Solzhenitsyn is 45, a schoolteacher, and reported to be suffering from cancer. He is likely to raise a towering voice in the strange and still tormented world of Soviet letters—if he lives and if he is allowed to write. Matryona's House was attacked in Russia on the ground that it suggests the revolution has failed to improve the lot of the peasantry.

Uneven Spate. This is light treatment, even in the current cultural "thaw" on which Nikita Khrushchev seems to blow now hot, now cold. Other writers have fared much worse—or feared to try publishing at all. The Trial Begins, a brilliant satiric fantasy that treats life among party members as a grotesque nightmare of greed and hypocrisy, had to be smuggled out of Russia and printed under the assumed name of Abram Tertz. No one yet knows who the real author is. Soviet Writer Valery Tarsis, in The Bluebottle (Knopf), cavalierly compared the attitude of officials liquidating citizens to that of a man swatting flies—and was promptly sent to an insane asylum. Others have been dispatched to the hinterlands for stretches of forced "vacation" or sent into factories as workers to punish them for exuberant lapses into frankness. It is not surprising, therefore, that the spate of books coming out of Russia these days is uneven and, for Western readers, hard to assess, particularly since too many of them are wildly advertised as the one book that rocked the Soviet Union to its heels. Yet it is now possible to take provisional stock of the newly emerging Soviet literature.

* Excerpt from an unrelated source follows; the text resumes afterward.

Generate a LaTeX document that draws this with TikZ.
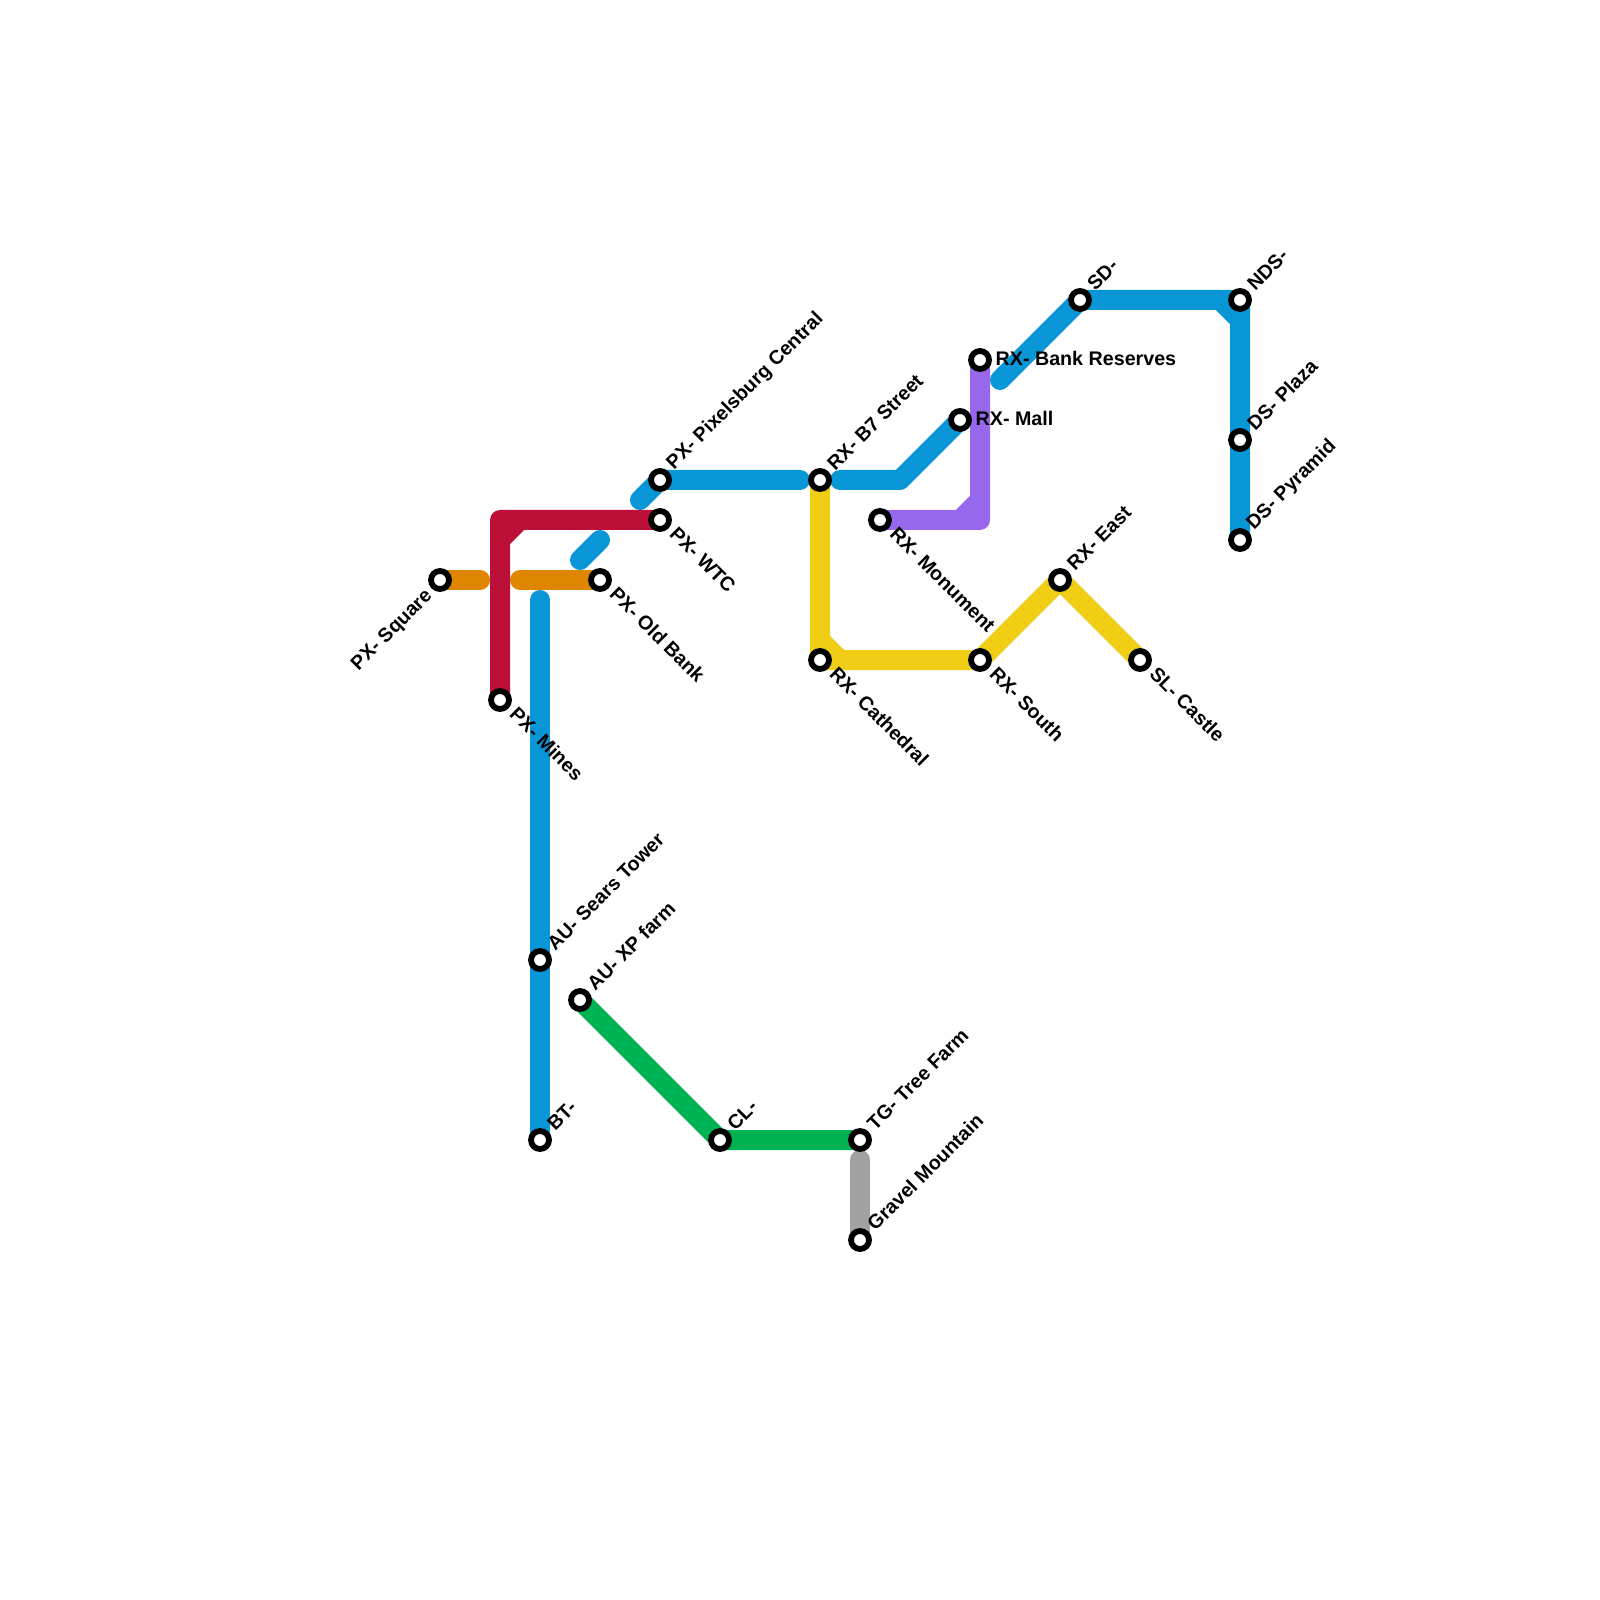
\documentclass[tikz,border=0pt]{standalone}
\usepackage{fontspec}
\setmainfont{Liberation Sans}
\usetikzlibrary{backgrounds}
\definecolor{mblue}{HTML}{0896D7}
\definecolor{mred}{HTML}{BD1038}
\definecolor{morange}{HTML}{DF8600}
\definecolor{myellow}{HTML}{F0CE15}
\definecolor{mpurple}{HTML}{9768EC}
\definecolor{mgreen}{HTML}{00B251}
\definecolor{mgray}{HTML}{A2A2A2}

\begin{document}
\begin{tikzpicture}[y=-1cm,
  stn/.style={draw=black,line width=0.058cm,fill=white,circle,inner sep=0pt,minimum size=0.18cm},
  lbl/.style={font=\fontsize{5.6}{6.5}\selectfont\bfseries,inner sep=0pt},
  lblup/.style={lbl,rotate=45,anchor=west},
  lbldn/.style={lbl,rotate=-45,anchor=west},
  lblleft/.style={lbl,rotate=45,anchor=east},
  lblflat/.style={lbl,anchor=west},
  metro/.style={line width=0.2cm,line cap=round,line join=round}
]
\useasboundingbox (0,0) rectangle (16,16);

\node[stn] (square) at (4.4,5.8) {};
\node[stn] (oldbank) at (6.0,5.8) {};
\node[stn] (mines) at (5.0,7.0) {};
\node[stn] (wtc) at (6.6,5.2) {};
\node[stn] (central) at (6.6,4.8) {};
\node[stn] (sears) at (5.4,9.6) {};
\node[stn] (bt) at (5.4,11.4) {};
\node[stn] (xpfarm) at (5.8,10.0) {};
\node[stn] (cl) at (7.2,11.4) {};
\node[stn] (treefarm) at (8.6,11.4) {};
\node[stn] (gravel) at (8.6,12.4) {};
\node[stn] (b7) at (8.2,4.8) {};
\node[stn] (cathedral) at (8.2,6.6) {};
\node[stn] (south) at (9.8,6.6) {};
\node[stn] (east) at (10.6,5.8) {};
\node[stn] (castle) at (11.4,6.6) {};
\node[stn] (monument) at (8.8,5.2) {};
\node[stn] (mall) at (9.6,4.2) {};
\node[stn] (reserves) at (9.8,3.6) {};
\node[stn] (sd) at (10.8,3.0) {};
\node[stn] (nds) at (12.4,3.0) {};
\node[stn] (plaza) at (12.4,4.4) {};
\node[stn] (pyramid) at (12.4,5.4) {};

\node[lblleft] (lsquare) at (4.30,5.93) {PX- Square};
\node[lbldn] (loldbank) at (6.13,5.90) {PX- Old Bank};
\node[lbldn] (lmines) at (5.13,7.10) {PX- Mines};
\node[lbldn] (lwtc) at (6.73,5.30) {PX- WTC};
\node[lblup] (lcentral) at (6.70,4.67) {PX- Pixelsburg Central};
\node[lblup] (lsears) at (5.50,9.47) {AU- Sears Tower};
\node[lblup] (lbt) at (5.50,11.27) {BT-};
\node[lblup] (lxpfarm) at (5.90,9.87) {AU- XP farm};
\node[lblup] (lcl) at (7.30,11.27) {CL-};
\node[lblup] (ltreefarm) at (8.70,11.27) {TG- Tree Farm};
\node[lblup] (lgravel) at (8.70,12.27) {Gravel Mountain};
\node[lblup] (lb7) at (8.30,4.67) {RX- B7 Street};
\node[lbldn] (lcathedral) at (8.33,6.70) {RX- Cathedral};
\node[lbldn] (lsouth) at (9.93,6.70) {RX- South};
\node[lblup] (least) at (10.70,5.67) {RX- East};
\node[lbldn] (lcastle) at (11.53,6.70) {SL- Castle};
\node[lbldn] (lmonument) at (8.93,5.30) {RX- Monument};
\node[lblflat] (lmall) at (9.75,4.18) {RX- Mall};
\node[lblflat] (lreserves) at (9.95,3.58) {RX- Bank Reserves};
\node[lblup] (lsd) at (10.90,2.87) {SD-};
\node[lblup] (lnds) at (12.50,2.87) {NDS-};
\node[lblup] (lplaza) at (12.50,4.27) {DS- Plaza};
\node[lblup] (lpyramid) at (12.50,5.27) {DS- Pyramid};

% free ends and bends
\coordinate (orangea) at (4.8,5.8);
\coordinate (orangeb) at (5.2,5.8);
\coordinate (redbend) at (5.0,5.4);
\coordinate (redcorner) at (5.0,5.2);
\coordinate (redtop) at (5.2,5.2);
\coordinate (stuba) at (5.8,5.6);
\coordinate (stubb) at (6.0,5.4);
\coordinate (bluetop) at (5.4,6.0);
\coordinate (stubc) at (6.4,5.0);
\coordinate (blueend) at (8.0,4.8);
\coordinate (bluestart) at (8.4,4.8);
\coordinate (bluebend) at (9.0,4.8);
\coordinate (yelbend) at (8.2,6.4);
\coordinate (yeltop) at (8.4,6.6);
\coordinate (purtop) at (9.8,5.0);
\coordinate (purcorner) at (9.8,5.2);
\coordinate (purleft) at (9.6,5.2);
\coordinate (upperstart) at (10.0,3.8);
\coordinate (upperbend) at (12.2,3.0);
\coordinate (uppertop) at (12.4,3.2);
\coordinate (graytop) at (8.6,11.6);

\begin{scope}[on background layer]
\draw[metro,mblue] (bluetop)--(bt.center);
\draw[metro,mblue] (stuba)--(stubb);
\draw[metro,mblue] (stubc)--(central.center)--(blueend);
\draw[metro,mblue] (bluestart)--(bluebend)--(mall.center);
\draw[metro,mblue] (upperstart)--(sd.center)--(nds.center)--(pyramid.center) (upperbend)--(uppertop);
\draw[metro,morange] (square.center)--(orangea);
\draw[metro,morange] (orangeb)--(oldbank.center);
\draw[metro,mred] (mines.center)--(redcorner)--(wtc.center) (redbend)--(redtop);
\draw[metro,myellow] (b7.center)--(cathedral.center)--(south.center)--(east.center)--(castle.center) (yelbend)--(yeltop);
\draw[metro,mpurple] (monument.center)--(purcorner)--(reserves.center) (purleft)--(purtop);
\draw[metro,mgreen] (xpfarm.center)--(cl.center)--(treefarm.center);
\draw[metro,mgray] (graytop)--(gravel.center);
\end{scope}
\end{tikzpicture}
\end{document}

The new literature does not provide facile diversion for a drowsy reader. For one thing, translations tend to be abysmal. For another, stylistic techniques are usually old-fashioned—partly because Soviet authorities still frown on "bourgeois ornamentation," partly because Soviet writers are still too intoxicated at being even partially free to say what things have been like in their world to try cutting fancy capers.